Plotting code records
☆ ☆ ☆

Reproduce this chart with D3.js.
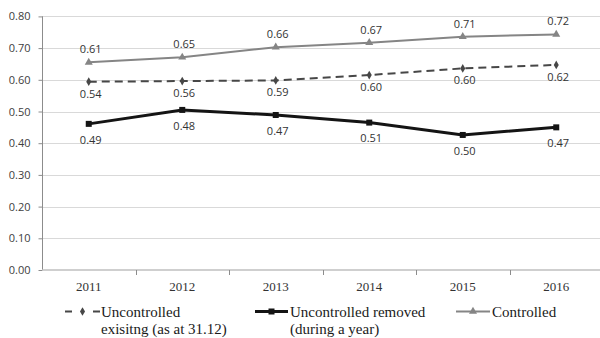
<!DOCTYPE html>
<html>
<head>
<meta charset="utf-8">
<script src="https://cdn.jsdelivr.net/npm/d3@7"></script>
<style>
  html, body { margin: 0; padding: 0; background: #fff; }
  svg { display: block; }
</style>
</head>
<body>
<svg id="chart" width="600" height="338"></svg>
<script>
const years = ["2011", "2012", "2013", "2014", "2015", "2016"];
const uncontrolledExisting = [0.594, 0.596, 0.598, 0.615, 0.636, 0.647];
const uncontrolledRemoved = [0.461, 0.505, 0.489, 0.465, 0.426, 0.450];
const controlled = [0.655, 0.671, 0.703, 0.717, 0.736, 0.743];
const existingLabels = ["0.54", "0.56", "0.59", "0.60", "0.60", "0.62"];
const removedLabels = ["0.49", "0.48", "0.47", "0.51", "0.50", "0.47"];
const controlledLabels = ["0.61", "0.65", "0.66", "0.67", "0.71", "0.72"];
const yTicks = [0, 0.1, 0.2, 0.3, 0.4, 0.5, 0.6, 0.7, 0.8];
const legendNames = [["Uncontrolled", "exisitng (as at 31.12)"], ["Uncontrolled removed", "(during a year)"], ["Controlled"]];

const svg = d3.select("#chart");
const x = d3.scaleBand().domain(years).range([42, 603]).padding(0);
const y = d3.scaleLinear().domain([0, 0.8]).range([270, 16.4]);
const cx = d => x(d) + x.bandwidth() / 2;

// gridlines
svg.append("g").selectAll("line").data(yTicks.filter(t => t > 0)).join("line")
  .attr("x1", 42).attr("x2", 600)
  .attr("y1", d => Math.round(y(d)) + 0.5).attr("y2", d => Math.round(y(d)) + 0.5)
  .attr("stroke", "#d9d9d9").attr("stroke-width", 1);

// y axis
const yAxis = d3.axisLeft(y).tickValues(yTicks).tickFormat(d3.format(".2f")).tickSize(4).tickPadding(8);
const gy = svg.append("g").attr("transform", "translate(42.5,0)").call(yAxis);
gy.select(".domain").attr("stroke", "#8c8c8c").attr("d", `M-0,${y(0.8)}V${y(0)}`);
gy.selectAll(".tick line").attr("stroke", "#8c8c8c");
gy.selectAll(".tick text").attr("font-family", "'Open Sans', sans-serif").attr("font-size", "11px").attr("fill", "#404040");

// x axis
const xAxis = d3.axisBottom(x).tickSize(0).tickPadding(12);
const gx = svg.append("g").attr("transform", "translate(0,270)").call(xAxis);
gx.select(".domain").attr("stroke", "#bfbfbf").attr("stroke-width", 1.6).attr("d", "M42,0H600");
gx.selectAll(".tick text").attr("font-family", "'Liberation Serif', 'Times New Roman', serif").attr("font-size", "13px").attr("fill", "#333");
// x tick marks at band boundaries
svg.append("g").selectAll("line").data(years.slice(1)).join("line")
  .attr("x1", d => Math.round(x(d)) + 0.5).attr("x2", d => Math.round(x(d)) + 0.5)
  .attr("y1", 270).attr("y2", 275).attr("stroke", "#8c8c8c");

const line = d3.line().x((d, i) => cx(years[i])).y(d => y(d));

const series = [
  { vals: controlled, labels: controlledLabels, color: "#858585", width: 2, dash: null, marker: "tri", dy: -13 },
  { vals: uncontrolledExisting, labels: existingLabels, color: "#474747", width: 2, dash: "8,5", marker: "dia", dy: 12 },
  { vals: uncontrolledRemoved, labels: removedLabels, color: "#141414", width: 3, dash: null, marker: "sq", dy: 16 }
];

function marker(g, type, color) {
  if (type === "tri") g.append("path").attr("d", d3.symbol(d3.symbolTriangle, 28)()).attr("fill", color);
  else if (type === "dia") g.append("path").attr("d", d3.symbol(d3.symbolDiamond, 22)()).attr("fill", color);
  else g.append("rect").attr("x", -3).attr("y", -3).attr("width", 6).attr("height", 6).attr("fill", color);
}

series.forEach(s => {
  svg.append("path").datum(s.vals).attr("d", line).attr("fill", "none")
    .attr("stroke", s.color).attr("stroke-width", s.width)
    .attr("stroke-dasharray", s.dash);
  s.vals.forEach((v, i) => {
    const g = svg.append("g").attr("transform", `translate(${cx(years[i])},${y(v)})`);
    marker(g, s.marker, s.color);
    svg.append("text").attr("x", cx(years[i]) + 2).attr("y", y(v) + s.dy).attr("dy", "0.35em")
      .attr("text-anchor", "middle").attr("font-family", "'Open Sans', sans-serif").attr("font-size", "11px")
      .attr("fill", "#333").text(s.labels[i]);
  });
});

// legend
const legendItems = [
  { x0: 65, x1: 100, tx: 101, s: series[1] },
  { x0: 255, x1: 288, tx: 290, s: series[2] },
  { x0: 456, x1: 490, tx: 492, s: series[0] }
];
const ly = 311.5;
legendItems.forEach((it, k) => {
  const s = it.s;
  svg.append("line").attr("x1", it.x0).attr("x2", it.x1).attr("y1", ly).attr("y2", ly)
    .attr("stroke", s.color).attr("stroke-width", s.width)
    .attr("stroke-dasharray", s.dash ? "7,21,7" : null);
  const g = svg.append("g").attr("transform", `translate(${(it.x0 + it.x1) / 2},${ly})`);
  marker(g, s.marker, s.color);
  const t = svg.append("text").attr("font-family", "'Liberation Serif', 'Times New Roman', serif")
    .attr("font-size", "15px").attr("fill", "#1a1a1a");
  legendNames[k].forEach((ln, j) => {
    t.append("tspan").attr("x", it.tx).attr("y", 316.5 + j * 17).text(ln);
  });
});
</script>
</body>
</html>
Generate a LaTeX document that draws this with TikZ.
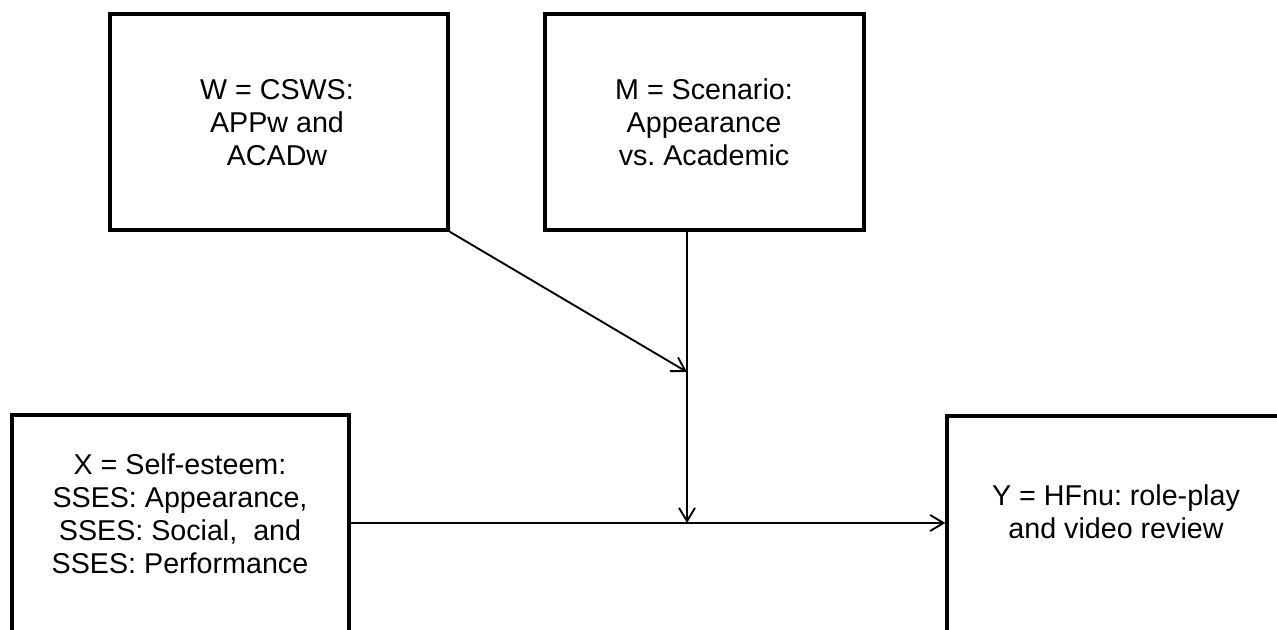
\documentclass[tikz,border=0pt]{standalone}
\usepackage{fontspec}
\setmainfont{Liberation Sans}
\usetikzlibrary{arrows.meta}
\frenchspacing
\begin{document}
\begin{tikzpicture}[x=0.75pt,y=-0.75pt,
  box/.style={draw, line width=2.6pt, inner sep=0pt, anchor=center},
  lbl/.style={align=center, inner sep=0pt, font=\fontsize{21.5pt}{24.8pt}\selectfont},
  conn/.style={line width=1.4pt, -{Straight Barb[length=10pt,width=12pt,line width=1.4pt]}}]
\useasboundingbox (0,0) rectangle (1277,630);
\clip (0,0) rectangle (1277,630);
\fill[white] (0,0) rectangle (1277,630);
% boxes
\node[box, minimum width=253.5pt, minimum height=162pt] (W) at (279,122) {};
\node[box, minimum width=239.25pt, minimum height=162pt] (M) at (704.5,122) {};
\node[box, minimum width=252.75pt, minimum height=172.5pt] (X) at (180.5,530) {};
\node[box, minimum width=257.25pt, minimum height=171.75pt] (Y) at (1118.5,530.5) {};
% texts
\node[lbl] (Wt) at (277,123) {W = CSWS:\\APPw and\\ACADw};
\node[lbl] (Mt) at (704,122) {M = Scenario:\\Appearance\\vs. Academic};
\node[lbl] (Xt) at (180,514) {X = Self-esteem:\\SSES: Appearance,\\SSES: Social,~ and\\SSES: Performance};
\node[lbl] (Yt) at (1116,512) {Y = HFnu: role-play\\and video review};
% connector points
\coordinate (mtop) at (687,230);
\coordinate (wm) at (687,372);
\coordinate (xy) at (687,523);
\draw[conn] (W.south east) -- (wm);
\draw[conn] (mtop) -- (xy);
\draw[conn] (X.east |- xy) -- (Y.west |- xy);
\end{tikzpicture}
\end{document}
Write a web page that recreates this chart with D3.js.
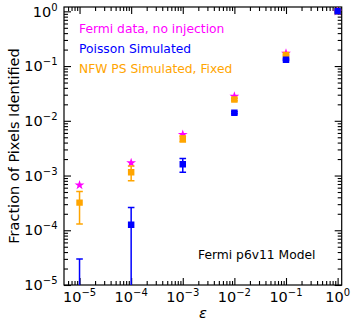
<!DOCTYPE html>
<html><head><meta charset="utf-8">
<script src="https://cdn.jsdelivr.net/npm/d3@7"></script>
<style>
body{margin:0;background:#fff;}
svg{display:block;font-family:"DejaVu Sans",sans-serif;}
</style></head>
<body><div id="chart"></div>
<script>
const eps = [1e-5, 1e-4, 1e-3, 1e-2, 1e-1, 1];
const fermi = [6.7e-4, 1.7e-3, 5.6e-3, 2.8e-2, 0.17, 1.0];
const poisson = [0, 1.26e-4, 1.6e-3, 0.014, 0.13, 1.0];
const poissonErr = [3e-5, 1.35e-4, 4.5e-4, 6e-4, 4e-3, 0];
const nfw = [3.2e-4, 1.15e-3, 4.7e-3, 2.45e-2, 0.16, 1.0];
const nfwErr = [1.9e-4, 3.5e-4, 6e-4, 1.2e-3, 5e-3, 0];
const majorTicks = [1e-5, 1e-4, 1e-3, 1e-2, 1e-1, 1];
const tickExps = ["−5", "−4", "−3", "−2", "−1", "0"];
const legendLabels = ["Fermi data, no injection", "Poisson Simulated", "NFW PS Simulated, Fixed"];
const colors = {fermi: "#ff00ff", poisson: "#0000ff", nfw: "#ffa500"};

const W = 357, H = 329;
const L = 64, R = 341.7, T = 7, B = 285;
const svg = d3.select("#chart").append("svg").attr("width", W).attr("height", H);

const x = d3.scaleLog().domain([5e-6, 1.2]).range([L, R]);
const y = d3.scaleLog().domain([1e-5, 1.2]).range([B, T]);

function minors(dom) {
  const out = [];
  for (let e = -6; e <= 0; e++) for (let m = 2; m <= 9; m++) {
    const v = m * Math.pow(10, e);
    if (v >= dom[0] && v <= dom[1]) out.push(v);
  }
  return out;
}
const xMin = minors(x.domain()), yMin = minors(y.domain());

svg.append("defs").append("clipPath").attr("id", "clip")
  .append("rect").attr("x", L).attr("y", T).attr("width", R - L).attr("height", B - T);

function styleAxis(g) {
  g.select(".domain").remove();
  g.selectAll(".tick line").attr("stroke", "#000").attr("stroke-width", 1.1);
}
// bottom
svg.append("g").attr("transform", `translate(0,${B})`)
  .call(d3.axisBottom(x).tickValues(majorTicks).tickSize(-7).tickFormat(() => "")).call(styleAxis);
svg.append("g").attr("transform", `translate(0,${B})`)
  .call(d3.axisBottom(x).tickValues(xMin).tickSize(-4).tickFormat(() => "")).call(styleAxis);
// top
svg.append("g").attr("transform", `translate(0,${T})`)
  .call(d3.axisTop(x).tickValues(majorTicks).tickSize(-7).tickFormat(() => "")).call(styleAxis);
svg.append("g").attr("transform", `translate(0,${T})`)
  .call(d3.axisTop(x).tickValues(xMin).tickSize(-4).tickFormat(() => "")).call(styleAxis);
// left
svg.append("g").attr("transform", `translate(${L},0)`)
  .call(d3.axisLeft(y).tickValues(majorTicks).tickSize(-7).tickFormat(() => "")).call(styleAxis);
svg.append("g").attr("transform", `translate(${L},0)`)
  .call(d3.axisLeft(y).tickValues(yMin).tickSize(-4).tickFormat(() => "")).call(styleAxis);
// right
svg.append("g").attr("transform", `translate(${R},0)`)
  .call(d3.axisRight(y).tickValues(majorTicks).tickSize(-7).tickFormat(() => "")).call(styleAxis);
svg.append("g").attr("transform", `translate(${R},0)`)
  .call(d3.axisRight(y).tickValues(yMin).tickSize(-4).tickFormat(() => "")).call(styleAxis);

// frame
svg.append("rect").attr("x", L).attr("y", T).attr("width", R - L).attr("height", B - T)
  .attr("fill", "none").attr("stroke", "#000").attr("stroke-width", 1.2);

// tick labels
function powLabel(sel, exp) {
  sel.append("tspan").text("10");
  sel.append("tspan").attr("font-size", "10px").attr("dy", "-6").text(exp);
}
majorTicks.forEach((v, i) => {
  const tx = svg.append("text").attr("x", x(v)).attr("y", 301.5)
    .attr("text-anchor", "middle").attr("font-size", "14.5px").attr("fill", "#000");
  powLabel(tx, tickExps[i]);
  const ty = svg.append("text").attr("x", 57.5).attr("y", y(v) + 5.2)
    .attr("text-anchor", "end").attr("font-size", "14.5px").attr("fill", "#000");
  powLabel(ty, tickExps[i]);
});

// axis labels
svg.append("text").attr("transform", `translate(19,${(T + B) / 2}) rotate(-90)`)
  .attr("text-anchor", "middle").attr("font-size", "14.5px").text("Fraction of Pixels Identified");
svg.append("text").attr("x", (L + R) / 2).attr("y", 318).attr("text-anchor", "middle")
  .attr("font-size", "14.5px").attr("font-style", "italic").text("ε");

const plot = svg.append("g").attr("clip-path", "url(#clip)");
const star = d3.symbol().type(d3.symbolStar).size(30);
const square = d3.symbol().type(d3.symbolSquare).size(42);

// Fermi stars
plot.selectAll(".fermi").data(eps.map((e, i) => [e, fermi[i]])).join("path")
  .attr("d", star).attr("transform", d => `translate(${x(d[0])},${y(d[1])})`)
  .attr("fill", colors.fermi);

function errorSeries(vals, errs, col) {
  const data = eps.map((e, i) => ({e, v: vals[i], err: errs[i]}));
  const g = plot.append("g");
  data.forEach(d => {
    if (d.err <= 0) return;
    const hi = d.v + d.err, lo = d.v - d.err;
    const yHi = y(hi);
    const yLo = lo > 0 ? y(lo) : B + 5;
    const cx = x(d.e);
    g.append("line").attr("x1", cx).attr("x2", cx).attr("y1", yHi).attr("y2", yLo)
      .attr("stroke", col).attr("stroke-width", 1.5);
    g.append("line").attr("x1", cx - 3.3).attr("x2", cx + 3.3).attr("y1", yHi).attr("y2", yHi)
      .attr("stroke", col).attr("stroke-width", 1.5);
    if (lo > 0) g.append("line").attr("x1", cx - 3.3).attr("x2", cx + 3.3).attr("y1", yLo).attr("y2", yLo)
      .attr("stroke", col).attr("stroke-width", 1.5);
  });
  g.selectAll("path").data(data.filter(d => d.v > 0)).join("path")
    .attr("d", square).attr("transform", d => `translate(${x(d.e)},${y(d.v)})`)
    .attr("fill", col);
}
errorSeries(nfw, nfwErr, colors.nfw);
errorSeries(poisson, poissonErr, colors.poisson);

// legend texts
const legCols = [colors.fermi, colors.poisson, colors.nfw];
legendLabels.forEach((t, i) => {
  svg.append("text").attr("x", 79).attr("y", 33.3 + i * 20).attr("font-size", "12.3px")
    .attr("fill", legCols[i]).text(t);
});
svg.append("text").attr("x", 198).attr("y", 259).attr("font-size", "12.3px")
  .attr("fill", "#000").text("Fermi p6v11 Model");
</script>
</body></html>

☆ ☆ ☆

**Exercise objective**. Exactly reproduce the run of lines from the start of the listing through the line with "const cx = d => x(d) + x.bandwidth() / 2;", inclusive; pictures are not copied.

**Finished task**.
Reproduce this chart with D3.js.
<!DOCTYPE html>
<html>
<head>
<meta charset="utf-8">
<script src="https://cdn.jsdelivr.net/npm/d3@7"></script>
<style>
  html, body { margin: 0; padding: 0; background: #fff; }
  svg { display: block; }
</style>
</head>
<body>
<svg id="chart" width="600" height="338"></svg>
<script>
const years = ["2011", "2012", "2013", "2014", "2015", "2016"];
const uncontrolledExisting = [0.594, 0.596, 0.598, 0.615, 0.636, 0.647];
const uncontrolledRemoved = [0.461, 0.505, 0.489, 0.465, 0.426, 0.450];
const controlled = [0.655, 0.671, 0.703, 0.717, 0.736, 0.743];
const existingLabels = ["0.54", "0.56", "0.59", "0.60", "0.60", "0.62"];
const removedLabels = ["0.49", "0.48", "0.47", "0.51", "0.50", "0.47"];
const controlledLabels = ["0.61", "0.65", "0.66", "0.67", "0.71", "0.72"];
const yTicks = [0, 0.1, 0.2, 0.3, 0.4, 0.5, 0.6, 0.7, 0.8];
const legendNames = [["Uncontrolled", "exisitng (as at 31.12)"], ["Uncontrolled removed", "(during a year)"], ["Controlled"]];

const svg = d3.select("#chart");
const x = d3.scaleBand().domain(years).range([42, 603]).padding(0);
const y = d3.scaleLinear().domain([0, 0.8]).range([270, 16.4]);
const cx = d => x(d) + x.bandwidth() / 2;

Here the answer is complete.